From the listing that follows, output everything exactly except the pictures.

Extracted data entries
+++++

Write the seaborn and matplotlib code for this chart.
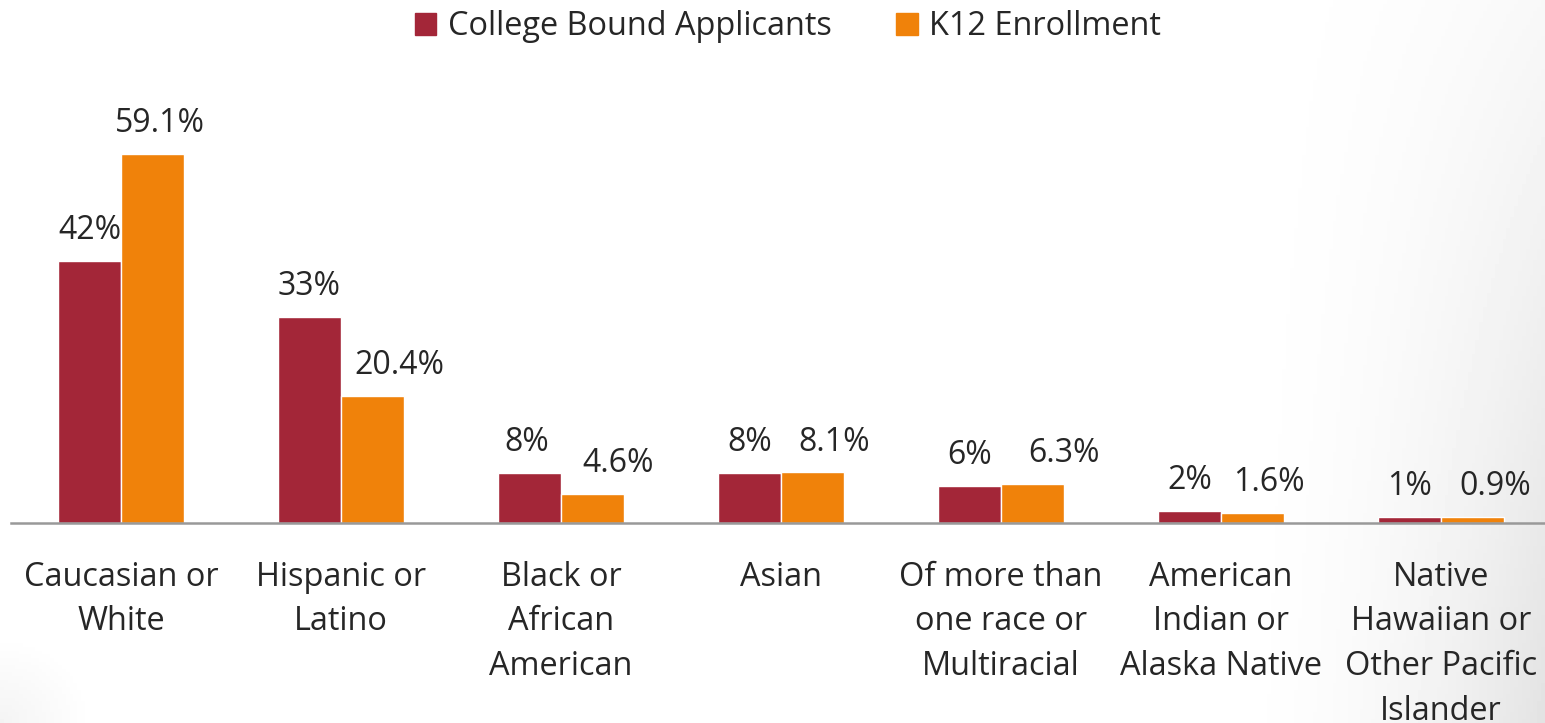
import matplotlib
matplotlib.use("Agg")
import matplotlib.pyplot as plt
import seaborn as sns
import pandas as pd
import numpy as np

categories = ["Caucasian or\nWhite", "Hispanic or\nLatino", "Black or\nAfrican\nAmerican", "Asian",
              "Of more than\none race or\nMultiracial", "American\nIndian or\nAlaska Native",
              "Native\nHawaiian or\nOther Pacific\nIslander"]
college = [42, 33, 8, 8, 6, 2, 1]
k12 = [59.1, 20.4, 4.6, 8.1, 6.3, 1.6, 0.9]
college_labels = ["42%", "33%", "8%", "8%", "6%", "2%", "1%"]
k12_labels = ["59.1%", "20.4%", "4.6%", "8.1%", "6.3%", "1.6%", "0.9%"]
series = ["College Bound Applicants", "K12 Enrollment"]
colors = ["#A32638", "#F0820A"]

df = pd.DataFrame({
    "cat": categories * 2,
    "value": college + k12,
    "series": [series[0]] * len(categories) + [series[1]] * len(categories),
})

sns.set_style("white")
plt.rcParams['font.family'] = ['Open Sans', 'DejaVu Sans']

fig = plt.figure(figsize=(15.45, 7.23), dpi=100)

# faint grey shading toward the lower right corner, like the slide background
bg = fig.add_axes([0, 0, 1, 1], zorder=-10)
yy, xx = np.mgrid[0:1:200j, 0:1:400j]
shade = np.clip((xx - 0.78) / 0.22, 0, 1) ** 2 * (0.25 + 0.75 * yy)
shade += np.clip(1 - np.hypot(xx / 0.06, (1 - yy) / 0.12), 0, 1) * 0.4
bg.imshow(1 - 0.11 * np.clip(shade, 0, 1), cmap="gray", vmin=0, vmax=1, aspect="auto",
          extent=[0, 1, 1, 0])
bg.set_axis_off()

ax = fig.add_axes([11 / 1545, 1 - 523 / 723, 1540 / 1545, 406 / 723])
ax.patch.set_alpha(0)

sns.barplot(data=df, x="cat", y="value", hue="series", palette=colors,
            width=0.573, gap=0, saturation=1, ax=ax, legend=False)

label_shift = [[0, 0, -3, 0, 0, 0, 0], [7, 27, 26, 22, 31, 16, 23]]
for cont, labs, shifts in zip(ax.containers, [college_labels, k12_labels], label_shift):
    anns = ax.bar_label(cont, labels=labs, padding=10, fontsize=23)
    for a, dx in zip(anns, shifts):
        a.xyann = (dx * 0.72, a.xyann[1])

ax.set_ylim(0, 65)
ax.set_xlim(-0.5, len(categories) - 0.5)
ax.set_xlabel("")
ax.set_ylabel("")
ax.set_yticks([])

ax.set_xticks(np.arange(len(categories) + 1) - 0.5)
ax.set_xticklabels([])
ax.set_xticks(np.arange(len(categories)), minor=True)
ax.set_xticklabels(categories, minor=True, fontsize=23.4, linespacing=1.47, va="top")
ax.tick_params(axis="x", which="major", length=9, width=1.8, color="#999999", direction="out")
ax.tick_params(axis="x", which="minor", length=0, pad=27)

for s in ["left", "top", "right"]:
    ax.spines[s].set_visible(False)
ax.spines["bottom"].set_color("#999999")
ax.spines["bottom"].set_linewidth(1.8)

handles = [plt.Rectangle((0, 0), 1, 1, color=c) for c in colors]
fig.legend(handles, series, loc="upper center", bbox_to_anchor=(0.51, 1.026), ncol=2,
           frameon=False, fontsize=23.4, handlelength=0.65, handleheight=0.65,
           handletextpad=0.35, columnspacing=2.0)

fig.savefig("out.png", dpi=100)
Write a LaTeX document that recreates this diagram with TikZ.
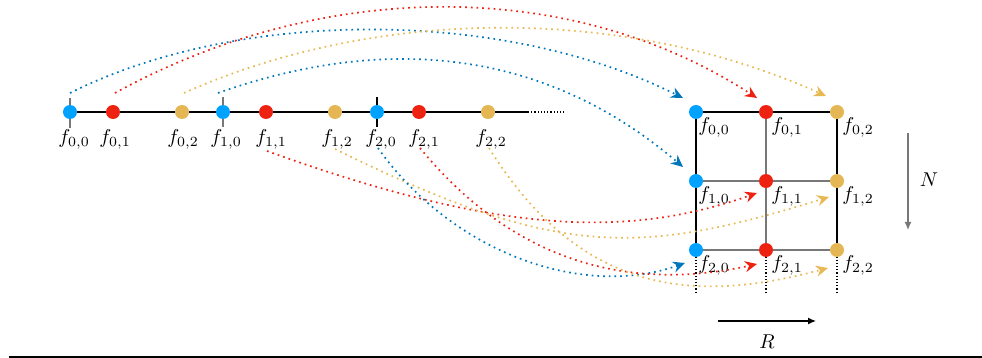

+++++

• _Solution to the problem_
Write the seaborn and matplotlib code for this chart.
import matplotlib
matplotlib.use("Agg")
import matplotlib.pyplot as plt
import seaborn as sns
import pandas as pd
import numpy as np

categories = ["Caucasian or\nWhite", "Hispanic or\nLatino", "Black or\nAfrican\nAmerican", "Asian",
              "Of more than\none race or\nMultiracial", "American\nIndian or\nAlaska Native",
              "Native\nHawaiian or\nOther Pacific\nIslander"]
college = [42, 33, 8, 8, 6, 2, 1]
k12 = [59.1, 20.4, 4.6, 8.1, 6.3, 1.6, 0.9]
college_labels = ["42%", "33%", "8%", "8%", "6%", "2%", "1%"]
k12_labels = ["59.1%", "20.4%", "4.6%", "8.1%", "6.3%", "1.6%", "0.9%"]
series = ["College Bound Applicants", "K12 Enrollment"]
colors = ["#A32638", "#F0820A"]

df = pd.DataFrame({
    "cat": categories * 2,
    "value": college + k12,
    "series": [series[0]] * len(categories) + [series[1]] * len(categories),
})

sns.set_style("white")
plt.rcParams['font.family'] = ['Open Sans', 'DejaVu Sans']

fig = plt.figure(figsize=(15.45, 7.23), dpi=100)

# faint grey shading toward the lower right corner, like the slide background
bg = fig.add_axes([0, 0, 1, 1], zorder=-10)
yy, xx = np.mgrid[0:1:200j, 0:1:400j]
shade = np.clip((xx - 0.78) / 0.22, 0, 1) ** 2 * (0.25 + 0.75 * yy)
shade += np.clip(1 - np.hypot(xx / 0.06, (1 - yy) / 0.12), 0, 1) * 0.4
bg.imshow(1 - 0.11 * np.clip(shade, 0, 1), cmap="gray", vmin=0, vmax=1, aspect="auto",
          extent=[0, 1, 1, 0])
bg.set_axis_off()

ax = fig.add_axes([11 / 1545, 1 - 523 / 723, 1540 / 1545, 406 / 723])
ax.patch.set_alpha(0)

sns.barplot(data=df, x="cat", y="value", hue="series", palette=colors,
            width=0.573, gap=0, saturation=1, ax=ax, legend=False)

label_shift = [[0, 0, -3, 0, 0, 0, 0], [7, 27, 26, 22, 31, 16, 23]]
for cont, labs, shifts in zip(ax.containers, [college_labels, k12_labels], label_shift):
    anns = ax.bar_label(cont, labels=labs, padding=10, fontsize=23)
    for a, dx in zip(anns, shifts):
        a.xyann = (dx * 0.72, a.xyann[1])

ax.set_ylim(0, 65)
ax.set_xlim(-0.5, len(categories) - 0.5)
ax.set_xlabel("")
ax.set_ylabel("")
ax.set_yticks([])

ax.set_xticks(np.arange(len(categories) + 1) - 0.5)
ax.set_xticklabels([])
ax.set_xticks(np.arange(len(categories)), minor=True)
ax.set_xticklabels(categories, minor=True, fontsize=23.4, linespacing=1.47, va="top")
ax.tick_params(axis="x", which="major", length=9, width=1.8, color="#999999", direction="out")
ax.tick_params(axis="x", which="minor", length=0, pad=27)

for s in ["left", "top", "right"]:
    ax.spines[s].set_visible(False)
ax.spines["bottom"].set_color("#999999")
ax.spines["bottom"].set_linewidth(1.8)

handles = [plt.Rectangle((0, 0), 1, 1, color=c) for c in colors]
fig.legend(handles, series, loc="upper center", bbox_to_anchor=(0.51, 1.026), ncol=2,
           frameon=False, fontsize=23.4, handlelength=0.65, handleheight=0.65,
           handletextpad=0.35, columnspacing=2.0)

fig.savefig("out.png", dpi=100)
Write a LaTeX document that recreates this diagram with TikZ.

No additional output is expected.